Epeus

Posted by Ken Grassick

With a Little Help From My Friends

WHEN ORGANIZATIONS SCALE UP THEIR OPERATIONS, THE HARDEST TRANSITION TO MANAGE IS OFTEN THE INCREASED INTERFACES.

What happens if you find yourself in a situation which is difficult to handle or maybe one you’ve never encountered before? Many of our clients have experienced this and called us for help. However, one in particular saw a benefit, not just from our project risk knowledge base, but also from our upstream oil and gas project experience.

Our client, a large integrated services and manufacturing company, had designed and had been constructing a complex waste-to-energy (biomass) boiler and emissions control plant as part of a green energy power-generation project. But now they found themselves in uncharted waters.

Although they normally worked directly for the project-owning utility company, their relationship was now with the utility company’s main contractor, an engineering, procurement and construction (EPC) company. Their relationship with the EPC had become strained and day-to-day communications had suffered as a consequence. With construction all but complete, they were fast heading into the commissioning phase of their project.

Based on a recommendation, our client’s VP of Engineering called us to explain the situation on their project and ask how we might help them deal with the issues. Reiterating we had solved similar issues for our clients on drilling rig and field development projects but never on this type of project our client’s VP replied, ‘That’s one of the main reasons I called you,’ he said. ‘Your oil and gas project experience of dealing with EPC companies is exactly what I am looking for.’

We offered a number of light interventions but we all soon came to the realisation that boots on the ground were needed to provide leadership and direction to our client’s technical team and to rebuild communications with the EPC client.

Within days, we had one of our seasoned project managers onsite. With our in-house team providing remote support, we immediately made a positive impact across all the projects’ interfaces.

So what?

The issue for our client wasn’t knowing how to build and install their kit, or a lack of technical know-how to get it all working. It was doing all that within an EPC contractual context. The VP understood that this is often the environment in which oil and gas projects are delivered. He valued our knowledge and experience of this over those with a greater track record in renewables energy.

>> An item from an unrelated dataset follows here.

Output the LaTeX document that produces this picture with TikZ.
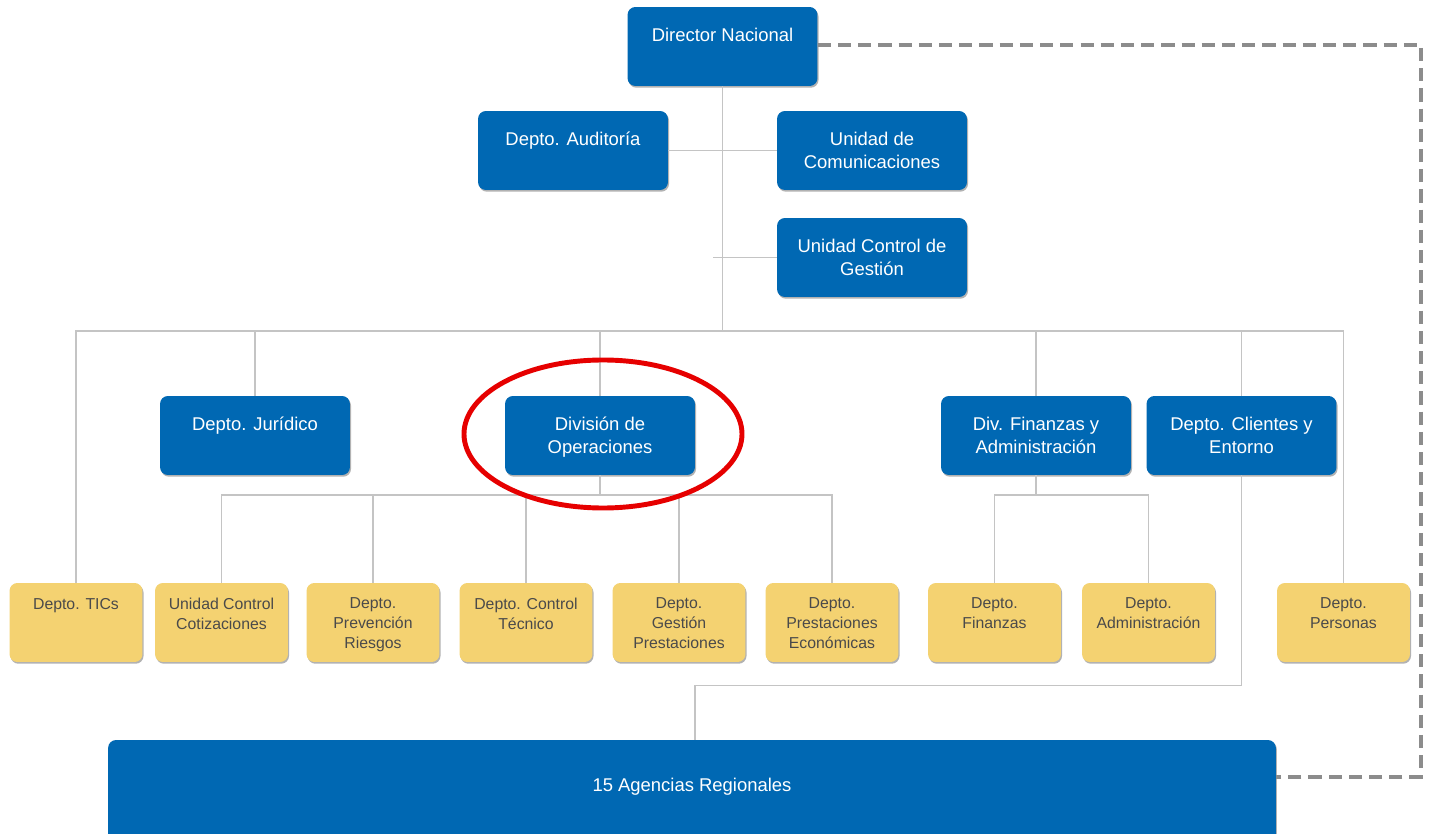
\documentclass[tikz,border=0pt]{standalone}
\usepackage{fontspec}
\setmainfont{Liberation Sans}
\usepackage{tikz}
\usetikzlibrary{shadows}
\definecolor{orgblue}{HTML}{0068B3}
\definecolor{orgyellow}{HTML}{F4D271}
\definecolor{orgink}{HTML}{4A4A4A}
\definecolor{orgline}{HTML}{C4C4C4}
\definecolor{orgdash}{HTML}{8C8C8C}
\definecolor{orgred}{HTML}{E60000}
\tikzset{
  orgshadow/.style={drop shadow={shadow xshift=0.6pt, shadow yshift=-1pt, fill=black, opacity=0.3}},
  bluebox/.style={rectangle, fill=orgblue, rounded corners=4.5pt, minimum width=3.8cm, minimum height=1.58cm, orgshadow},
  yellowbox/.style={rectangle, fill=orgyellow, rounded corners=4.5pt, minimum width=2.66cm, minimum height=1.58cm, orgshadow},
  bluetext/.style={anchor=north, inner sep=0pt, yshift=-0.42cm, align=center, text=white, font=\fontsize{10.5}{13}\selectfont},
  yellowtext/.style={anchor=north, inner sep=0pt, yshift=-0.30cm, align=center, text=orgink, font=\fontsize{9}{11.3}\selectfont},
  link/.style={draw=orgline, line width=0.8pt},
  dashlink/.style={draw=orgdash, line width=1.8pt, dash pattern=on 7.5pt off 4pt}
}

\begin{document}
\begin{tikzpicture}[x=0.02cm, y=-0.02cm]
  \clip (0,0) rectangle (1431,834);
  \fill[white] (0,0) rectangle (1431,834);

  % top level
  \node[bluebox, label={[bluetext]north:Director Nacional}] (dn) at (722.5,46.5) {};
  \node[bluebox, label={[bluetext]north:Depto. Auditoría}] (aud) at (573,150.5) {};
  \node[bluebox, label={[bluetext]north:Unidad de\\Comunicaciones}] (com) at (872,150.5) {};
  \node[bluebox, label={[bluetext]north:Unidad Control de\\Gestión}] (cg) at (872,257.5) {};

  % divisions
  \node[bluebox, label={[bluetext]north:Depto. Jurídico}] (jur) at (255,435.5) {};
  \node[bluebox, label={[bluetext]north:División de\\Operaciones}] (ops) at (600,435.5) {};
  \node[bluebox, label={[bluetext]north:Div. Finanzas y\\Administración}] (fin) at (1036,435.5) {};
  \node[bluebox, label={[bluetext]north:Depto. Clientes y\\Entorno}] (cli) at (1241.5,435.5) {};

  % departments
  \node[yellowbox, label={[yellowtext]north:Depto. TICs}] (tic) at (76,622.5) {};
  \node[yellowbox, label={[yellowtext]north:Unidad Control\\Cotizaciones}] (cot) at (221.5,622.5) {};
  \node[yellowbox, label={[yellowtext]north:Depto.\\Prevención\\Riesgos}] (prv) at (373,622.5) {};
  \node[yellowbox, label={[yellowtext]north:Depto. Control\\Técnico}] (tec) at (526,622.5) {};
  \node[yellowbox, label={[yellowtext]north:Depto.\\Gestión\\Prestaciones}] (ges) at (679,622.5) {};
  \node[yellowbox, label={[yellowtext]north:Depto.\\Prestaciones\\Económicas}] (eco) at (832,622.5) {};
  \node[yellowbox, label={[yellowtext]north:Depto.\\Finanzas}] (fnz) at (994.5,622.5) {};
  \node[yellowbox, label={[yellowtext]north:Depto.\\Administración}] (adm) at (1148.5,622.5) {};
  \node[yellowbox, label={[yellowtext]north:Depto.\\Personas}] (per) at (1343.5,622.5) {};

  % regional agencies
  \node[rectangle, fill=orgblue, rounded corners=4.5pt, minimum width=23.36cm, minimum height=2.2cm, orgshadow] (ag) at (692,795) {};
  \node[text=white, font=\fontsize{10.5}{13}\selectfont] (agt) at (692,787) {15 Agencias Regionales};

  % connectors
  \coordinate (mainbus) at (0,331);
  \coordinate (opsbus) at (0,495);
  \coordinate (dc1) at (1421,45);
  \coordinate (dc2) at (1421,777);
  \path[link] (dn.south) -- (dn.south |- mainbus);
  \path[link] (aud.east) -- (com.west);
  \path[link] (cg.west) -- ++(-64,0);
  \path[link] (tic.north) -- (tic.north |- mainbus) -| (per.north);
  \path[link] (jur.north) -- (jur.north |- mainbus);
  \path[link] (ops.north) -- (ops.north |- mainbus);
  \path[link] (fin.north) -- (fin.north |- mainbus);
  \path[link] (cli.north) -- (cli.north |- mainbus);
  \path[link] (ops.south) -- (ops.south |- opsbus);
  \path[link] (cot.north) -- (cot.north |- opsbus) -| (eco.north);
  \path[link] (prv.north) -- (prv.north |- opsbus);
  \path[link] (tec.north) -- (tec.north |- opsbus);
  \path[link] (ges.north) -- (ges.north |- opsbus);
  \path[link] (fin.south) -- (fin.south |- opsbus);
  \path[link] (fnz.north) -- (fnz.north |- opsbus) -| (adm.north);
  \path[link] (cli.south) -- ++(0,210) -| ([xshift=0.06cm]ag.north);
  \path[dashlink] (dn.east |- dc1) -- (dc1) -- (dc2) -- (ag.east |- dc2);

  % highlight
  \draw[orgred, line width=2.8pt] (603,434) ellipse [x radius=139, y radius=74];
\end{tikzpicture}
\end{document}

The remedy was for us to provide a service of offsite support and knowhow from our base, coupled with an experienced project manager on the ground. In effect, we gave our client’s technical team a peer to help them deal with their present issues and navigate a course for them to successfully deliver their project.

By helping our client deal with the increased complexity around their interfaces, we restored order to their projects and protected their reputation for delivery within the waste-to-energy and biomass arena. The next step is to transfer that capability and bake it into their Project Governance.

We also proved the value, we have always believed was there of cross industry experience between the upstream oil and gas industry into the upstream energy industry generally and in this case specifically, a green energy project.

So successful was this Peer Assist approach that we’ve since implemented it on other green energy projects. But that’s another story.